A Unified periodic table of quantum coherence for isotope engineering

金井 駿*; 鈴木 誠也   ; Anderson, C. P.*

Kanai, Shun*; Suzuki, Seiya; Anderson, C. P.*

Quantum coherence underpins the performance of all quantum technologies, from error-resistant operations to long-lived quantum memories and ultrasensitive sensors. Despite steady advances, coherence remains fundamentally constrained by environmental noise, most notably, from nuclear spins embedded in the host lattice. Protocol-level strategies, such as dynamical decoupling or operation at clock transitions, mitigate this noise externally but impose control overhead. In contrast, materials-based approaches-especially isotopic purification-directly suppress decoherence at its source. Here, we introduce a unified periodic table of quantum coherence that quantifies coherence limits element by element, incorporating both natural isotope distributions and practical routes for isotopic enrichment. Importantly, this framework provides, for the first time, theoretical upper bounds (T2,max) for all stable elements, offering a quantitative ceiling on what isotopic purification can achieve.

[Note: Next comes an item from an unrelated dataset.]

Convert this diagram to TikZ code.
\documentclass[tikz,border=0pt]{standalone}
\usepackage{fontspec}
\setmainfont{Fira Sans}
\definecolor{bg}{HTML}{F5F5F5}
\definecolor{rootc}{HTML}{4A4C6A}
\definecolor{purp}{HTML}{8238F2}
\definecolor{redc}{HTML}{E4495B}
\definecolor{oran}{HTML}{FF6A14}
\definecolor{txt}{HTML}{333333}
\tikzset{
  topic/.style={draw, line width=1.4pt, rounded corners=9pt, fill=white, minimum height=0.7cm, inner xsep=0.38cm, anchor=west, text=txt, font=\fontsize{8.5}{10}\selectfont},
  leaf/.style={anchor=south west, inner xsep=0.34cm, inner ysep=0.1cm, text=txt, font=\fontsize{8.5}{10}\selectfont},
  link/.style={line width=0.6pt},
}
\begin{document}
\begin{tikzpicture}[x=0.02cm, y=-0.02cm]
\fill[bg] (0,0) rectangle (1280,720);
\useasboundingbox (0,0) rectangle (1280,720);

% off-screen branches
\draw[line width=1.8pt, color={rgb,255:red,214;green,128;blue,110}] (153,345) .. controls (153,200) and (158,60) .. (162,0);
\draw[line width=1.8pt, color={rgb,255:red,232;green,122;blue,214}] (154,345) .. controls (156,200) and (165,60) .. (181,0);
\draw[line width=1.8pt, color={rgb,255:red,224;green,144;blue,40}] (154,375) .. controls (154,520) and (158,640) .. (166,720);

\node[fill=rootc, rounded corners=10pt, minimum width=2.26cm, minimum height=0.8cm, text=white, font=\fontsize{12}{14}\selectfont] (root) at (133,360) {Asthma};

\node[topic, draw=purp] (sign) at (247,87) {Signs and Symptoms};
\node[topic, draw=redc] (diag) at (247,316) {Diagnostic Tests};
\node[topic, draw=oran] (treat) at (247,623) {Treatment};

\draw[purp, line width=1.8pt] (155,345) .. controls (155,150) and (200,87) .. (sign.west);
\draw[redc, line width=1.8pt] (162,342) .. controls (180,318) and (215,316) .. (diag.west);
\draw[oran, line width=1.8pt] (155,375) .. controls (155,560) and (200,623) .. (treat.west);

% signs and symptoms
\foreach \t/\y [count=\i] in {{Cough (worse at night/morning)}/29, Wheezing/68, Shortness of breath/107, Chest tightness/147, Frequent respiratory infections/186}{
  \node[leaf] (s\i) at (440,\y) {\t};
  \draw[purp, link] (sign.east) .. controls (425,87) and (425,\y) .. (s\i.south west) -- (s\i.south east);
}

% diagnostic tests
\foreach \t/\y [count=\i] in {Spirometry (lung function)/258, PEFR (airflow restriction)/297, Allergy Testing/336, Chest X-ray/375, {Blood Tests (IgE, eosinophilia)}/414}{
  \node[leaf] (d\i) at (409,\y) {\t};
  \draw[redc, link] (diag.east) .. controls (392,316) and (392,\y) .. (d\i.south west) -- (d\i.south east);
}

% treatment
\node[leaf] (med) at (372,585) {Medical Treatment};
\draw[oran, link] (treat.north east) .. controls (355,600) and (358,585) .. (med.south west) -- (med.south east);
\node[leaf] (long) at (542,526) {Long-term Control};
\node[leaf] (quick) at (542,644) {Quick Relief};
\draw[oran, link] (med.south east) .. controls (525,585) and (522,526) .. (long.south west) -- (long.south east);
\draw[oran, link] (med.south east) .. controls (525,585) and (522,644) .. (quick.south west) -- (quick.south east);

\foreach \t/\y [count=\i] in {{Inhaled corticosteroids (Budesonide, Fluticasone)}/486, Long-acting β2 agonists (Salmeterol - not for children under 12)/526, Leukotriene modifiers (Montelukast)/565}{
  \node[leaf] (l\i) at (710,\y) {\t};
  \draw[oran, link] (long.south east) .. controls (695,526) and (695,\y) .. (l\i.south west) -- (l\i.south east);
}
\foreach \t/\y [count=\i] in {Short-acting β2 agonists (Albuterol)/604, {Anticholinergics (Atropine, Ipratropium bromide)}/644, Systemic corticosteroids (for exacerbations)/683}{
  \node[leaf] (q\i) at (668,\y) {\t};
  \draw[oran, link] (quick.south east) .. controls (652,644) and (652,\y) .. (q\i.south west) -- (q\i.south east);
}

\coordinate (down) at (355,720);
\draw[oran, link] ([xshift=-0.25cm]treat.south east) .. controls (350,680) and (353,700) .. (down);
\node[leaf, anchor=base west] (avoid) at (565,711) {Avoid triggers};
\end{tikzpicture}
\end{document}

The table reveals where purification yields decisive improvements, where alternative strategies must prevail, and where supply or regulatory barriers constrain feasibility. Beyond guiding the search for solid-state qubit hosts, it uncovers overlooked opportunities in functional oxides and related compounds. More broadly, this framework positions isotope engineering as an increasingly important tool for identifying and realizing future quantum-coherent materials.